# Exo Terra Faunarium for Dubia Roach Colony



## DeadLee (Apr 7, 2010)

I am in the process of deciding whether or not I want to start my own colony so I'm still in the very early stages of doing my research and making my setup.

I was just wondering if an Exo Terra Faunarium would be suitable for a roach colony without making any adaptations.

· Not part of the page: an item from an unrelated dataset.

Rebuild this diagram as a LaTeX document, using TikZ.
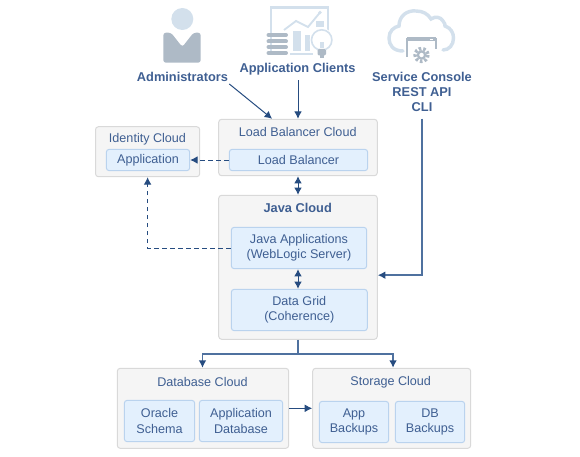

If not, what works best and what do you use for making the vents etc? 

Thanks in advance.


----------



## DeadLee (Apr 7, 2010)

Bumping for help.


----------



## Ginapx (Jul 31, 2013)

I have a large breeding group and keep them in a much larger version of this box.

GLES Box - IKEA

The one I have is about 30"x20"x20", I think it was from woolworths years ago and was used as a toy box and I don't use a lid as it is so deep. I guess a faunarium would be fine but I recall being told that they prefer dark areas so maybe cover the sides or if you go for a similar box as above maybe try to find a cheap mesh guard of some sort. I will post back if I can find a similar box to mine as I'm currently looking for a new one.

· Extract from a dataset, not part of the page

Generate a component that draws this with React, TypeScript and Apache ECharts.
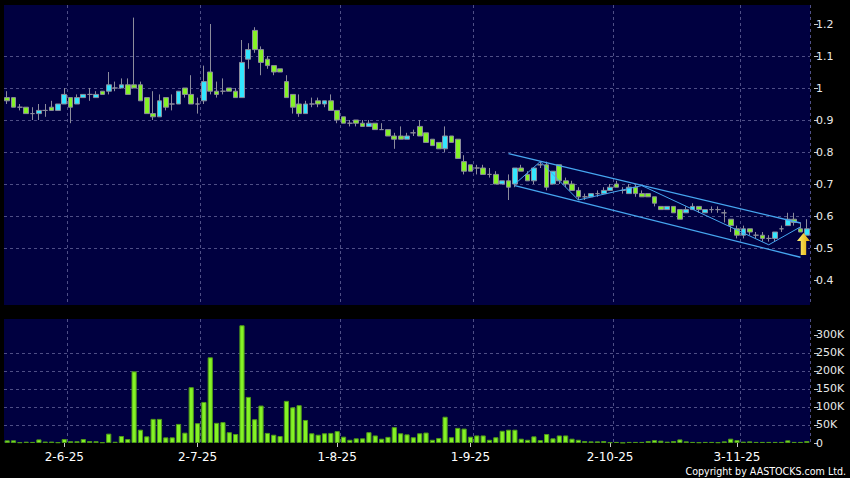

Edit: What about this? http://www.tesco.com/direct/whatmore-24l-box/199-3933.prd?pageLevel=&skuId=209-6888 It will certainly be bigger than any faunarium, I think.


----------



## tremerz97 (Nov 30, 2012)

DeadLee said:


> I am in the process of deciding whether or not I want to start my own colony so I'm still in the very early stages of doing my research and making my setup.
> 
> I was just wondering if an Exo Terra Faunarium would be suitable for a roach colony without making any adaptations.
> 
> ...


no, it'll be far too small. your best off getting a RUB.


----------



## vukic (Apr 9, 2010)

Depends how big you wanna start with... Large rubs n storage boxes are best.. Get the biggest you can.. With dubias you need large numbers before you can feed out regularly.. 

Tiger

Sent from my LT18i using Tapatalk 2


----------



## Guest (Aug 5, 2013)

I breed my roach colonies (dubia and lateralis) in 19 litre rubs. They're not the largest things in the world but my demand isn't massive and they're a convenient size due to their height.

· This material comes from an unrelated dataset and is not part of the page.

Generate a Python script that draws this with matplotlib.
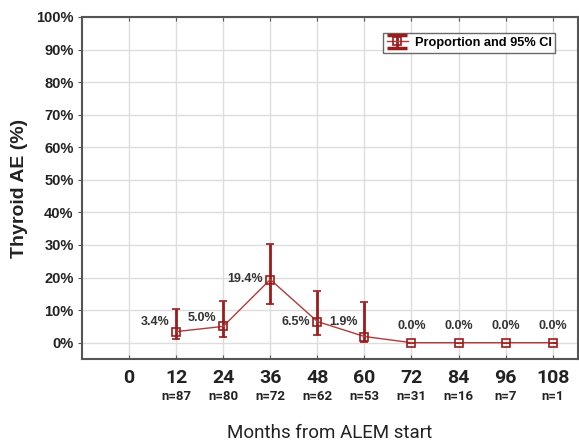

I just glued aluminium mesh to a hole cut top to provide plenty of ventilation.


----------



## ExoticInsectsUK (Nov 15, 2008)

Don't use rubs there not very good with roaches because of the gap in the lid.
I have 10 84L rubs and there a wast of money there too low for roaches. (I now use them for Morios)
With any roach its best to have a high one like a 80L tub from the super market for £7-£8 and put mesh over the top to avoid excapes.
I use 40+ 110L tubs and about 20 80L tubs now and it works for me:2thumb:


----------



## vukic (Apr 9, 2010)

ExoticInsectsUK said:


> Don't use rubs there not very good with roaches because of the gap in the lid.
> I have 10 84L rubs and there a wast of money there too low for roaches. (I now use them for Morios)
> With any roach its best to have a high one like a 80L tub from the super market for £7-£8 and put mesh over the top to avoid excapes.
> I use 40+ 110L tubs and about 20 80L tubs now and it works for me:2thumb:


What the dimensions on your 80 and 110L tubs??

Tiger

Sent from my LT18i using Tapatalk 2


----------



## rainbow.ben (Dec 11, 2007)

ExoticInsectsUK said:


> Don't use rubs there not very good with roaches because of the gap in the lid.
> I have 10 84L rubs and there a wast of money there too low for roaches. (I now use them for Morios)
> With any roach its best to have a high one like a 80L tub from the super market for £7-£8 and put mesh over the top to avoid excapes.
> I use 40+ 110L tubs and about 20 80L tubs now and it works for me:2thumb:


 
Agreed can get them also from Poundstretcher 80L BOX - Storage - Products | Poundstretcher

Get 2 then you can easily swap the roaches over while you clean the dirty one out.

Then get some mesh for ventilation from Halfords
Halfords | David's ISOPON Aluminium Mesh

Cut a hole in one side and get a glue gun to seal it in place. Then just get hold of some egg crates, a heat pad and couple of dishes for food/veg/ water crystals and your ready to go.


----------



## DeadLee (Apr 7, 2010)

Thanks for all the replies. Is mesh really necessary could I not just drill loads of little holes in the top? The boxes you have suggested look like they could be a real pain to try and cut a hole in for the mesh. 

Thanks in advance.


----------